Required work
Produce a word-for-word copy of the listing below without its pictures.

Supplied data
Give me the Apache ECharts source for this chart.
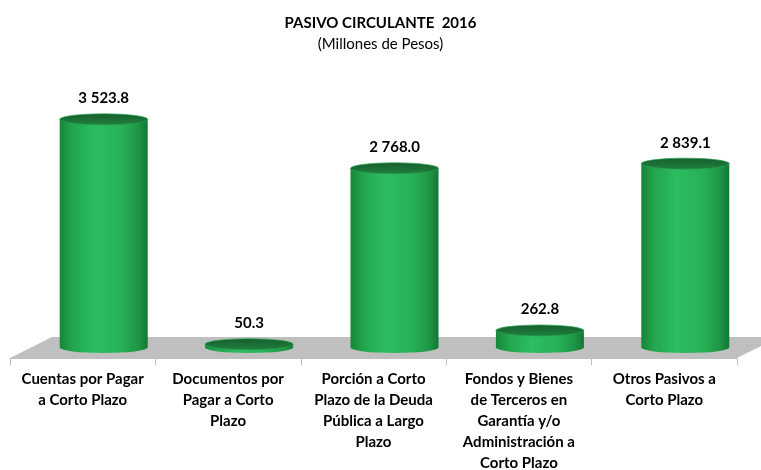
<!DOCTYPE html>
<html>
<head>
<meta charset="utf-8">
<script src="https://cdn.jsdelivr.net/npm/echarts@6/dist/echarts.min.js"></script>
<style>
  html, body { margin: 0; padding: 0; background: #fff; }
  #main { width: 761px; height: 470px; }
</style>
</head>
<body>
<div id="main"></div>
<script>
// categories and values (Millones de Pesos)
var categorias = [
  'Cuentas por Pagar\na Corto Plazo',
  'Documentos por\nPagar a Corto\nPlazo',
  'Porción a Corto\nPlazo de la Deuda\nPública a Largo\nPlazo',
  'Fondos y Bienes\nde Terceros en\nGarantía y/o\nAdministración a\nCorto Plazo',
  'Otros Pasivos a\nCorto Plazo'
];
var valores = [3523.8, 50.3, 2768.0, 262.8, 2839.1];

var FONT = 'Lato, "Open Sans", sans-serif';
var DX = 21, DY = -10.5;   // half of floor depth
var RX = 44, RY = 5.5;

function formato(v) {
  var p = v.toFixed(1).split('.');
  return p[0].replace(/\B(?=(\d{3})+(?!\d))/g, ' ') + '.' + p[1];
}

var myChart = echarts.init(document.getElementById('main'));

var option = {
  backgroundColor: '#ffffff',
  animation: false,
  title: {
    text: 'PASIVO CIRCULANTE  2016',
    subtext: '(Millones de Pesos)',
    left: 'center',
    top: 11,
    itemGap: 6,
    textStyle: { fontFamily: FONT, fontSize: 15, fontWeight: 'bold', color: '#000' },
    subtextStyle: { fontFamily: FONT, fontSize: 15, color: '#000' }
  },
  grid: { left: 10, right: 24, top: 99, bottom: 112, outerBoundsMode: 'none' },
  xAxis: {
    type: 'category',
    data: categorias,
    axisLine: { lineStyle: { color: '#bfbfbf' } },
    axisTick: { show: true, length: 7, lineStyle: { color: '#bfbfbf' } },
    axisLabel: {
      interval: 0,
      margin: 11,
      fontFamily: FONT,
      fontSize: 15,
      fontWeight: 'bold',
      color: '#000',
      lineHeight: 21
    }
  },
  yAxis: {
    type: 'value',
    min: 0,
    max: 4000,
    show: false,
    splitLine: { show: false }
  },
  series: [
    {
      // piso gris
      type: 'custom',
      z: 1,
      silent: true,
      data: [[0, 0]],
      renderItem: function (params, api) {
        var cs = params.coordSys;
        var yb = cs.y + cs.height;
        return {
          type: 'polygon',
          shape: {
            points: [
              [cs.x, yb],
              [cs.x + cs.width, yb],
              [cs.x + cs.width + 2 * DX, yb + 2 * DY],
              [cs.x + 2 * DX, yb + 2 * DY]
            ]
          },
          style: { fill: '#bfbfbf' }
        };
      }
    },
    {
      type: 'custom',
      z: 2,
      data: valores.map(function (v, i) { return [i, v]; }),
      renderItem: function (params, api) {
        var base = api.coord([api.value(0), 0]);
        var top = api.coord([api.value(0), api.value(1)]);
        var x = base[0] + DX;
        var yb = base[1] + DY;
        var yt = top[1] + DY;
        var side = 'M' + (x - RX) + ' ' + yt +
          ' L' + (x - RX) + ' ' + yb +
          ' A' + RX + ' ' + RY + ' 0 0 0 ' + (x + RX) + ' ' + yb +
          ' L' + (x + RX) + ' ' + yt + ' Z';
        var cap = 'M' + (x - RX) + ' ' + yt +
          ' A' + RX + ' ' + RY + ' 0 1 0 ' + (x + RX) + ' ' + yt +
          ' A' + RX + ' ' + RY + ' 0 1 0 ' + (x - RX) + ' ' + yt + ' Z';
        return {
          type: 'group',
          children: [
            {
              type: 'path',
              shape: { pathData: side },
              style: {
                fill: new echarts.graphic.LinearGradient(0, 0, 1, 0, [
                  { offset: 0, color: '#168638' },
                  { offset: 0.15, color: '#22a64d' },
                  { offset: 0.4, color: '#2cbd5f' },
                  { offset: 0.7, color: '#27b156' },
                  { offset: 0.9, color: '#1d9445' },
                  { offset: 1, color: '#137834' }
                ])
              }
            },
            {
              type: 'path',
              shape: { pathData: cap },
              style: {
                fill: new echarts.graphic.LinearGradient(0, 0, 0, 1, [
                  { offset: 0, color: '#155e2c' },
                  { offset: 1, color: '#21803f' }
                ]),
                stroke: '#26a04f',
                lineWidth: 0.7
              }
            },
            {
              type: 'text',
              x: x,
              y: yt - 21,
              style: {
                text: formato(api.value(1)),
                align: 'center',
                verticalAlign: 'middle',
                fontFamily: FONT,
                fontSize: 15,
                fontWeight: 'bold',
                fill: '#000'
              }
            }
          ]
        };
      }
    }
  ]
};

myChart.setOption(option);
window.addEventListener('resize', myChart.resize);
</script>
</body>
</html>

Correct answer
Give me the Apache ECharts source for this chart.
<!DOCTYPE html>
<html>
<head>
<meta charset="utf-8">
<script src="https://cdn.jsdelivr.net/npm/echarts@6/dist/echarts.min.js"></script>
<style>
  html, body { margin: 0; padding: 0; background: #fff; }
  #main { width: 761px; height: 470px; }
</style>
</head>
<body>
<div id="main"></div>
<script>
// categories and values (Millones de Pesos)
var categorias = [
  'Cuentas por Pagar\na Corto Plazo',
  'Documentos por\nPagar a Corto\nPlazo',
  'Porción a Corto\nPlazo de la Deuda\nPública a Largo\nPlazo',
  'Fondos y Bienes\nde Terceros en\nGarantía y/o\nAdministración a\nCorto Plazo',
  'Otros Pasivos a\nCorto Plazo'
];
var valores = [3523.8, 50.3, 2768.0, 262.8, 2839.1];

var FONT = 'Lato, "Open Sans", sans-serif';
var DX = 21, DY = -10.5;   // half of floor depth
var RX = 44, RY = 5.5;

function formato(v) {
  var p = v.toFixed(1).split('.');
  return p[0].replace(/\B(?=(\d{3})+(?!\d))/g, ' ') + '.' + p[1];
}

var myChart = echarts.init(document.getElementById('main'));

var option = {
  backgroundColor: '#ffffff',
  animation: false,
  title: {
    text: 'PASIVO CIRCULANTE  2016',
    subtext: '(Millones de Pesos)',
    left: 'center',
    top: 11,
    itemGap: 6,
    textStyle: { fontFamily: FONT, fontSize: 15, fontWeight: 'bold', color: '#000' },
    subtextStyle: { fontFamily: FONT, fontSize: 15, color: '#000' }
  },
  grid: { left: 10, right: 24, top: 99, bottom: 112, outerBoundsMode: 'none' },
  xAxis: {
    type: 'category',
    data: categorias,
    axisLine: { lineStyle: { color: '#bfbfbf' } },
    axisTick: { show: true, length: 7, lineStyle: { color: '#bfbfbf' } },
    axisLabel: {
      interval: 0,
      margin: 11,
      fontFamily: FONT,
      fontSize: 15,
      fontWeight: 'bold',
      color: '#000',
      lineHeight: 21
    }
  },
  yAxis: {
    type: 'value',
    min: 0,
    max: 4000,
    show: false,
    splitLine: { show: false }
  },
  series: [
    {
      // piso gris
      type: 'custom',
      z: 1,
      silent: true,
      data: [[0, 0]],
      renderItem: function (params, api) {
        var cs = params.coordSys;
        var yb = cs.y + cs.height;
        return {
          type: 'polygon',
          shape: {
            points: [
              [cs.x, yb],
              [cs.x + cs.width, yb],
              [cs.x + cs.width + 2 * DX, yb + 2 * DY],
              [cs.x + 2 * DX, yb + 2 * DY]
            ]
          },
          style: { fill: '#bfbfbf' }
        };
      }
    },
    {
      type: 'custom',
      z: 2,
      data: valores.map(function (v, i) { return [i, v]; }),
      renderItem: function (params, api) {
        var base = api.coord([api.value(0), 0]);
        var top = api.coord([api.value(0), api.value(1)]);
        var x = base[0] + DX;
        var yb = base[1] + DY;
        var yt = top[1] + DY;
        var side = 'M' + (x - RX) + ' ' + yt +
          ' L' + (x - RX) + ' ' + yb +
          ' A' + RX + ' ' + RY + ' 0 0 0 ' + (x + RX) + ' ' + yb +
          ' L' + (x + RX) + ' ' + yt + ' Z';
        var cap = 'M' + (x - RX) + ' ' + yt +
          ' A' + RX + ' ' + RY + ' 0 1 0 ' + (x + RX) + ' ' + yt +
          ' A' + RX + ' ' + RY + ' 0 1 0 ' + (x - RX) + ' ' + yt + ' Z';
        return {
          type: 'group',
          children: [
            {
              type: 'path',
              shape: { pathData: side },
              style: {
                fill: new echarts.graphic.LinearGradient(0, 0, 1, 0, [
                  { offset: 0, color: '#168638' },
                  { offset: 0.15, color: '#22a64d' },
                  { offset: 0.4, color: '#2cbd5f' },
                  { offset: 0.7, color: '#27b156' },
                  { offset: 0.9, color: '#1d9445' },
                  { offset: 1, color: '#137834' }
                ])
              }
            },
            {
              type: 'path',
              shape: { pathData: cap },
              style: {
                fill: new echarts.graphic.LinearGradient(0, 0, 0, 1, [
                  { offset: 0, color: '#155e2c' },
                  { offset: 1, color: '#21803f' }
                ]),
                stroke: '#26a04f',
                lineWidth: 0.7
              }
            },
            {
              type: 'text',
              x: x,
              y: yt - 21,
              style: {
                text: formato(api.value(1)),
                align: 'center',
                verticalAlign: 'middle',
                fontFamily: FONT,
                fontSize: 15,
                fontWeight: 'bold',
                fill: '#000'
              }
            }
          ]
        };
      }
    }
  ]
};

myChart.setOption(option);
window.addEventListener('resize', myChart.resize);
</script>
</body>
</html>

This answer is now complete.